Exemple avec le jeu Europa Universalis qui se déroule à l'époque moderne, entre le XVe et XVIIIe siècle. Le principe : le joueur représente le gouvernement d'un Etat européen et gère les affaires d'un pays (économie, politique, diplomatie). "Des gens racontent leur partie comme si c'était une histoire", nous explique Ivan Gaudé (exemple de récit, ici).
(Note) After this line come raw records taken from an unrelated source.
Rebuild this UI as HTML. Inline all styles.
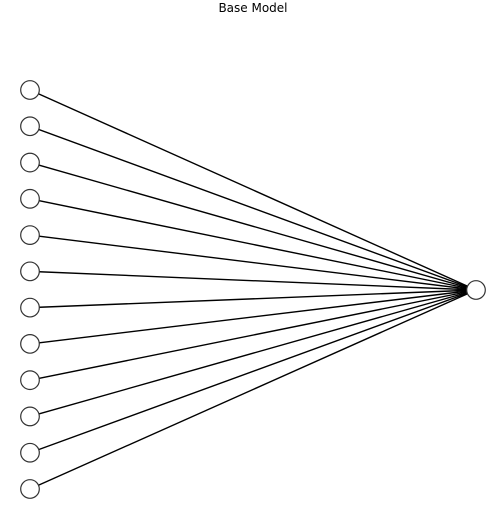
<!DOCTYPE html>
<html><head><meta charset="utf-8"><style>
html,body{margin:0;padding:0;background:#fff;width:501px;height:527px;overflow:hidden}
</style></head><body>
<svg id="chart" width="501" height="527" xmlns="http://www.w3.org/2000/svg">
<text x="253" y="12" text-anchor="middle" font-family="DejaVu Sans, sans-serif" font-size="12" fill="#000">Base Model</text>
<g id="edges"></g><g id="nodes"></g>
</svg>
<script>
const inputNodes = [1,2,3,4,5,6,7,8,9,10,11,12];
const outputNodes = [1];
const inX = 30, outX = 476, topY = 90, bottomY = 489, outY = 290, rad = 9.3;
const ns = "http://www.w3.org/2000/svg";
const edgesG = document.getElementById('edges'), nodesG = document.getElementById('nodes');
function yIn(i){ return topY + (bottomY-topY)*i/(inputNodes.length-1); }
inputNodes.forEach((n,i)=>{
  const l = document.createElementNS(ns,'line');
  l.setAttribute('x1',inX); l.setAttribute('y1',yIn(i));
  l.setAttribute('x2',outX); l.setAttribute('y2',outY);
  l.setAttribute('stroke','#000'); l.setAttribute('stroke-width','1.4');
  
  
  edgesG.appendChild(l);
  const c = document.createElementNS(ns,'circle');
  c.setAttribute('cx',inX); c.setAttribute('cy',yIn(i)); c.setAttribute('r',rad);
  c.setAttribute('fill','#fff'); c.setAttribute('stroke','#333'); c.setAttribute('stroke-width','1.2');
  
  
  nodesG.appendChild(c);
});
outputNodes.forEach(n=>{
  const c = document.createElementNS(ns,'circle');
  c.setAttribute('cx',outX); c.setAttribute('cy',outY); c.setAttribute('r',rad);
  c.setAttribute('fill','#fff'); c.setAttribute('stroke','#333'); c.setAttribute('stroke-width','1.2');
  
  
  nodesG.appendChild(c);
});
</script>
</body></html>
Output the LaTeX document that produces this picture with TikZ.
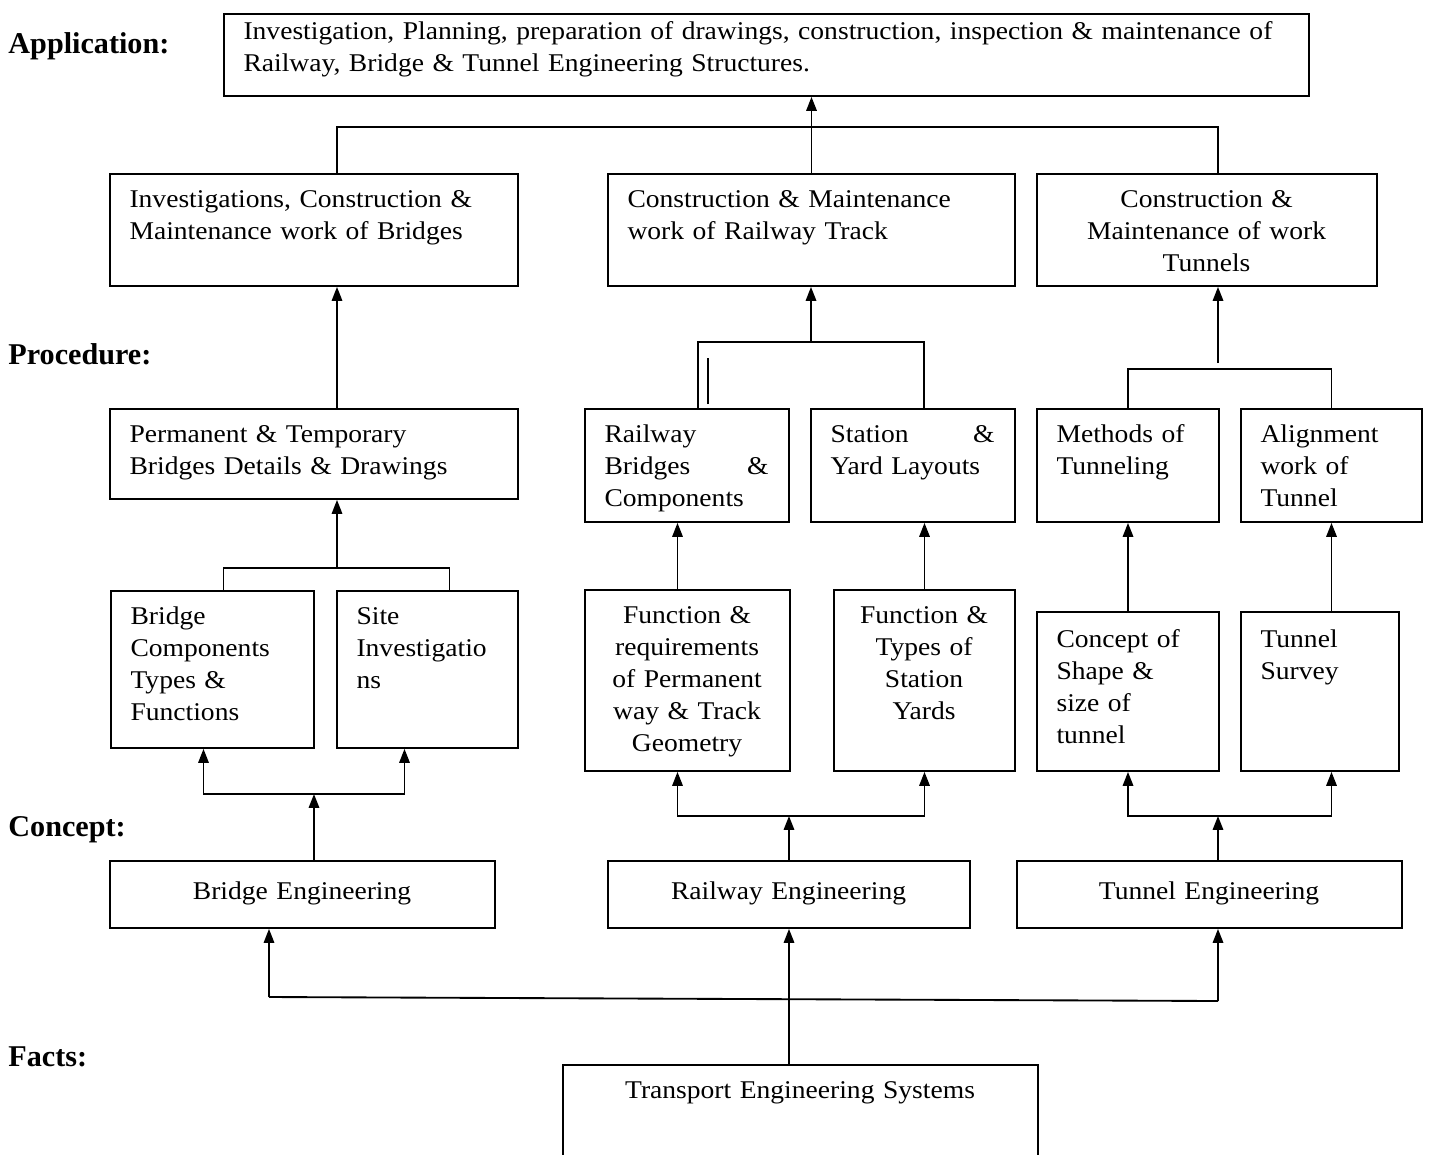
\documentclass[tikz,border=0pt]{standalone}
\usepackage{fontspec}
\setmainfont{Liberation Serif}[FakeStretch=1.08]
\newfontfamily\headfont{Liberation Serif}
\usetikzlibrary{arrows.meta,fit}
\newlength\pxu
\setlength\pxu{0.431pt}

\begin{document}
\begin{tikzpicture}[x=\pxu,y=-\pxu,
  box/.style={draw, line width=0.8pt, inner sep=0pt, fit={#1}},
  txt/.style={anchor=north west, inner sep=0pt, align=left, xshift=20\pxu, yshift=-5pt, font=\fontsize{11}{13.8}\selectfont},
  ctxt/.style={txt, align=center},
  head/.style={anchor=base west, inner sep=0pt, font=\headfont\fontsize{13}{15}\selectfont\bfseries},
  link/.style={line width=0.8pt},
  arr/.style={line width=0.8pt, -{Triangle[length=6pt,width=4.5pt]}}]
\useasboundingbox (0,0) rectangle (1430,1154);

\node[head] (happ) at (8,53) {Application:};
\node[head] (hproc) at (8,364) {Procedure:};
\node[head] (hcon) at (8,836) {Concept:};
\node[head] (hfact) at (8,1066) {Facts:};

\node[box={(224,14)(1309,96)}] (top) {};
\node[txt, text width=1046\pxu, yshift=3.4pt] (topt) at (top.north west) {\strut\makebox[\hsize][s]{Investigation, Planning, preparation of drawings, construction, inspection \& maintenance of}\\Railway, Bridge \& Tunnel Engineering Structures.};

\node[box={(110,174)(518,286)}] (b1) {};
\node[txt, text width=368\pxu] (b1t) at (b1.north west) {\strut Investigations, Construction \&\\Maintenance work of Bridges};
\node[box={(608,174)(1015,286)}] (b2) {};
\node[txt, text width=367\pxu] (b2t) at (b2.north west) {\strut Construction \& Maintenance\\work of Railway Track};
\node[box={(1037,174)(1377,286)}] (b3) {};
\node[ctxt, text width=300\pxu] (b3t) at (b3.north west) {\strut Construction \&\\Maintenance of work\\Tunnels};

\node[box={(110,409)(518,499)}] (p1) {};
\node[txt, text width=368\pxu] (p1t) at (p1.north west) {\strut Permanent \& Temporary\\Bridges Details \& Drawings};
\node[box={(585,409)(789,522)}] (p2) {};
\node[txt, text width=164\pxu] (p2t) at (p2.north west) {\strut Railway\\Bridges\hfill\&\\Components};
\node[box={(811,409)(1015,522)}] (p3) {};
\node[txt, text width=164\pxu] (p3t) at (p3.north west) {\strut Station\hfill\&\\Yard Layouts};
\node[box={(1037,409)(1219,522)}] (p4) {};
\node[txt, text width=142\pxu] (p4t) at (p4.north west) {\strut Methods of\\Tunneling};
\node[box={(1241,409)(1422,522)}] (p5) {};
\node[txt, text width=141\pxu] (p5t) at (p5.north west) {\strut Alignment\\work of\\Tunnel};

\node[box={(111,591)(314,748)}] (c1) {};
\node[txt, text width=163\pxu] (c1t) at (c1.north west) {\strut Bridge\\Components\\Types \&\\Functions};
\node[box={(337,591)(518,748)}] (c2) {};
\node[txt, text width=141\pxu] (c2t) at (c2.north west) {\strut Site\\Investigatio\\ns};
\node[box={(585,590)(790,771)}] (c3) {};
\node[ctxt, text width=165\pxu] (c3t) at (c3.north west) {\strut Function \&\\requirements\\of Permanent\\way \& Track\\Geometry};
\node[box={(834,590)(1015,771)}] (c4) {};
\node[ctxt, text width=141\pxu] (c4t) at (c4.north west) {\strut Function \&\\Types of\\Station\\Yards};
\node[box={(1037,612)(1219,771)}] (c5) {};
\node[txt, text width=142\pxu, yshift=-1pt] (c5t) at (c5.north west) {\strut Concept of\\Shape \&\\size of\\tunnel};
\node[box={(1241,612)(1399,771)}] (c6) {};
\node[txt, text width=118\pxu, yshift=-1pt] (c6t) at (c6.north west) {\strut Tunnel\\Survey};

\node[box={(110,861)(495,928)}] (e1) {};
\node[ctxt, text width=345\pxu, yshift=-2pt] (e1t) at (e1.north west) {\strut Bridge Engineering};
\node[box={(608,861)(970,928)}] (e2) {};
\node[ctxt, text width=322\pxu, yshift=-2pt] (e2t) at (e2.north west) {\strut Railway Engineering};
\node[box={(1017,861)(1402,928)}] (e3) {};
\node[ctxt, text width=345\pxu, yshift=-2pt] (e3t) at (e3.north west) {\strut Tunnel Engineering};

\node[box={(563,1065)(1038,1180)}] (f) {};
\node[ctxt, text width=435\pxu] (ft) at (f.north west) {\strut Transport Engineering Systems};

\coordinate (jtop) at (811,127);
\coordinate (jrail) at (811,342);
\coordinate (jtun) at (1218,369);
\coordinate (jbr) at (337,568);
\coordinate (jbe) at (314,794);
\coordinate (jre) at (789,816);
\coordinate (jte) at (1218,816);
\coordinate (jfl) at (269,997);
\coordinate (jfr) at (1218,1001);

\draw[arr] (b2.north) -- (b2.north |- top.south);
\draw[link] ([xshift=23\pxu]b1.north) |- (jtop) -| ([xshift=11\pxu]b3.north);

\draw[arr] ([xshift=23\pxu]p1.north) -- ([xshift=23\pxu]b1.south);
\draw[arr] (jrail) -- (jrail |- b2.south);
\draw[link] ([xshift=11\pxu]p2.north) |- (jrail) -| ([xshift=11\pxu]p3.north);
\draw[link] ([xshift=21\pxu,yshift=4\pxu]p2.north) -- ++(0,-46);
\draw[arr] ([yshift=6\pxu]jtun) -- (jtun |- b3.south);
\draw[link] (p4.north) |- (jtun) -| (p5.north);

\draw[arr] (jbr) -- (jbr |- p1.south);
\draw[link] ([xshift=11\pxu]c1.north) |- (jbr) -| ([xshift=22\pxu]c2.north);
\draw[arr] ([xshift=-10\pxu]c3.north) -- ([xshift=-10\pxu]c3.north |- p2.south);
\draw[arr] (c4.north) -- (c4.north |- p3.south);
\draw[arr] (c5.north) -- (c5.north |- p4.south);
\draw[arr] (p5.south |- c6.north) -- (p5.south);

\draw[arr] (jbe |- e1.north) -- (jbe);
\draw[arr] (jbe) -| ([xshift=-9\pxu]c1.south);
\draw[arr] (jbe) -| ([xshift=-23\pxu]c2.south);
\draw[arr] (e2.north) -- (jre);
\draw[arr] (jre) -| ([xshift=-10\pxu]c3.south);
\draw[arr] (jre) -| (c4.south);
\draw[arr] (jte |- e3.north) -- (jte);
\draw[arr] (jte) -| (c5.south);
\draw[arr] (jte) -| (p5.south |- c6.south);

\draw[arr] (e2.south |- f.north) -- (e2.south);
\draw[link] (jfl) -- (jfr);
\draw[arr] (jfl) -- (jfl |- e1.south);
\draw[arr] (jfr) -- (jfr |- e3.south);
\end{tikzpicture}
\end{document}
Voilà pour la fiction et le récit historique. Et pour des récits plus journalistiques ? "Au début des années 2000 , il y a eu un mouvement dans la presse anglo-saxonne de jeux vidéo qui s'est appelé New Games Journalism et qui prônait une plus grande subjectivité, une utilisation de la première personne du singulier, et un mode de narration qui se rapprocherait du carnet de voyage ou du "reportage" pour aborder un jeu vidéo et son univers", nous explique Ivan Gaudé. Aujourd'hui, le graphisme très réaliste des jeux donne une autre dimension à ces récits illustrés : "ce qui fait la force de ces récits, c'est le contexte contemporain dans lequel se déroule le jeu", précise le directeur de Canard PC. Le réalisme extrême des jeux transforme désormais les joueurs en reporters vraisemblables.